_Written request_
Write out the listing beneath this instruction in its entirety, exactly as it reads.

-=-=-

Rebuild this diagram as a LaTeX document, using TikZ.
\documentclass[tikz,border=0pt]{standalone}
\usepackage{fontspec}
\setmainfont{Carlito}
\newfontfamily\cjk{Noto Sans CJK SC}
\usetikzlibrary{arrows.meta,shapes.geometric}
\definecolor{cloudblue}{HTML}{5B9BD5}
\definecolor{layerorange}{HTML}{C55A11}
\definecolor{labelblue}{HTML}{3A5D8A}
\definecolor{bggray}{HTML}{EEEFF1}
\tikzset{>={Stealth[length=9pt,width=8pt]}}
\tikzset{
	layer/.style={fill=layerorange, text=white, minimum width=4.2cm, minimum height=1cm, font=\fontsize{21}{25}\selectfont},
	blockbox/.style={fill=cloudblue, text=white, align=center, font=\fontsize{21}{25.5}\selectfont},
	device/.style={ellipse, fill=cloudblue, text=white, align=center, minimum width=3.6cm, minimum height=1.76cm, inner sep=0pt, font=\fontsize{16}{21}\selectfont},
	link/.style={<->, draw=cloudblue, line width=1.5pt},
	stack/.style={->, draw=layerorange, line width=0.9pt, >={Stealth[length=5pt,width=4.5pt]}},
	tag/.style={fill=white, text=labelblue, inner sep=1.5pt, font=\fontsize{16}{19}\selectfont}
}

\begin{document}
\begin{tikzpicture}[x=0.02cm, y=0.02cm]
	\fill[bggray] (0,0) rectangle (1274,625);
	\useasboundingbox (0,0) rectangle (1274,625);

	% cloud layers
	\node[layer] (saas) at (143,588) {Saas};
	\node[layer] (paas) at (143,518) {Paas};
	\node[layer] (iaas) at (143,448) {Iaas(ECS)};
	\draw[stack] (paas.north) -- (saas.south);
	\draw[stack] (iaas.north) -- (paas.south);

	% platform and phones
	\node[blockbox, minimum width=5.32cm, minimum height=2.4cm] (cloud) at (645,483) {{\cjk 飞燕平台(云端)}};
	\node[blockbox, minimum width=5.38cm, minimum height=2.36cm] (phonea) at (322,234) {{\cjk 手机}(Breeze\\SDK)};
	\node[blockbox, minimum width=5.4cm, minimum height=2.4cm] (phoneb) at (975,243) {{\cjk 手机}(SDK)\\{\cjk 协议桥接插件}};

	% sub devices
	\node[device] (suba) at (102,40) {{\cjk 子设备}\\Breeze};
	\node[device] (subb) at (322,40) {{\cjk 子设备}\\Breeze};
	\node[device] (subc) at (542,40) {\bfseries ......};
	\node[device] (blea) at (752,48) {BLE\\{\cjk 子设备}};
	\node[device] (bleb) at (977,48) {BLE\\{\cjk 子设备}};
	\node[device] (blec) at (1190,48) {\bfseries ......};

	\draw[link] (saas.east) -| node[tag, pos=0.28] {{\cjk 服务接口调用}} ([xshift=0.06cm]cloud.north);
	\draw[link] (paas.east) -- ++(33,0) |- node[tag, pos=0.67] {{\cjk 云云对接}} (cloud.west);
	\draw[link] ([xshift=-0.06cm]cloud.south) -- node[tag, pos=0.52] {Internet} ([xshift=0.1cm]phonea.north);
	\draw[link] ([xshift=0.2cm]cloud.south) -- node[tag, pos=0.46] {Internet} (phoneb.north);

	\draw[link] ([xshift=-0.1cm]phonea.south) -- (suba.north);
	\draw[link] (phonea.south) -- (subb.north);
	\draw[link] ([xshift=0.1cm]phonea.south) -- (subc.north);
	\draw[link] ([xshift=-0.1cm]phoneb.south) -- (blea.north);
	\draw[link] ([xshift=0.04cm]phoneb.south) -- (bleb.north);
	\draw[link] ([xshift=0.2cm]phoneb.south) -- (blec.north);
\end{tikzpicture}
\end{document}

-=-=-

_Finished exercise_
Rebuild this diagram as a LaTeX document, using TikZ.
\documentclass[tikz,border=0pt]{standalone}
\usepackage{fontspec}
\setmainfont{Carlito}
\newfontfamily\cjk{Noto Sans CJK SC}
\usetikzlibrary{arrows.meta,shapes.geometric}
\definecolor{cloudblue}{HTML}{5B9BD5}
\definecolor{layerorange}{HTML}{C55A11}
\definecolor{labelblue}{HTML}{3A5D8A}
\definecolor{bggray}{HTML}{EEEFF1}
\tikzset{>={Stealth[length=9pt,width=8pt]}}
\tikzset{
	layer/.style={fill=layerorange, text=white, minimum width=4.2cm, minimum height=1cm, font=\fontsize{21}{25}\selectfont},
	blockbox/.style={fill=cloudblue, text=white, align=center, font=\fontsize{21}{25.5}\selectfont},
	device/.style={ellipse, fill=cloudblue, text=white, align=center, minimum width=3.6cm, minimum height=1.76cm, inner sep=0pt, font=\fontsize{16}{21}\selectfont},
	link/.style={<->, draw=cloudblue, line width=1.5pt},
	stack/.style={->, draw=layerorange, line width=0.9pt, >={Stealth[length=5pt,width=4.5pt]}},
	tag/.style={fill=white, text=labelblue, inner sep=1.5pt, font=\fontsize{16}{19}\selectfont}
}

\begin{document}
\begin{tikzpicture}[x=0.02cm, y=0.02cm]
	\fill[bggray] (0,0) rectangle (1274,625);
	\useasboundingbox (0,0) rectangle (1274,625);

	% cloud layers
	\node[layer] (saas) at (143,588) {Saas};
	\node[layer] (paas) at (143,518) {Paas};
	\node[layer] (iaas) at (143,448) {Iaas(ECS)};
	\draw[stack] (paas.north) -- (saas.south);
	\draw[stack] (iaas.north) -- (paas.south);

	% platform and phones
	\node[blockbox, minimum width=5.32cm, minimum height=2.4cm] (cloud) at (645,483) {{\cjk 飞燕平台(云端)}};
	\node[blockbox, minimum width=5.38cm, minimum height=2.36cm] (phonea) at (322,234) {{\cjk 手机}(Breeze\\SDK)};
	\node[blockbox, minimum width=5.4cm, minimum height=2.4cm] (phoneb) at (975,243) {{\cjk 手机}(SDK)\\{\cjk 协议桥接插件}};

	% sub devices
	\node[device] (suba) at (102,40) {{\cjk 子设备}\\Breeze};
	\node[device] (subb) at (322,40) {{\cjk 子设备}\\Breeze};
	\node[device] (subc) at (542,40) {\bfseries ......};
	\node[device] (blea) at (752,48) {BLE\\{\cjk 子设备}};
	\node[device] (bleb) at (977,48) {BLE\\{\cjk 子设备}};
	\node[device] (blec) at (1190,48) {\bfseries ......};

	\draw[link] (saas.east) -| node[tag, pos=0.28] {{\cjk 服务接口调用}} ([xshift=0.06cm]cloud.north);
	\draw[link] (paas.east) -- ++(33,0) |- node[tag, pos=0.67] {{\cjk 云云对接}} (cloud.west);
	\draw[link] ([xshift=-0.06cm]cloud.south) -- node[tag, pos=0.52] {Internet} ([xshift=0.1cm]phonea.north);
	\draw[link] ([xshift=0.2cm]cloud.south) -- node[tag, pos=0.46] {Internet} (phoneb.north);

	\draw[link] ([xshift=-0.1cm]phonea.south) -- (suba.north);
	\draw[link] (phonea.south) -- (subb.north);
	\draw[link] ([xshift=0.1cm]phonea.south) -- (subc.north);
	\draw[link] ([xshift=-0.1cm]phoneb.south) -- (blea.north);
	\draw[link] ([xshift=0.04cm]phoneb.south) -- (bleb.north);
	\draw[link] ([xshift=0.2cm]phoneb.south) -- (blec.north);
\end{tikzpicture}
\end{document}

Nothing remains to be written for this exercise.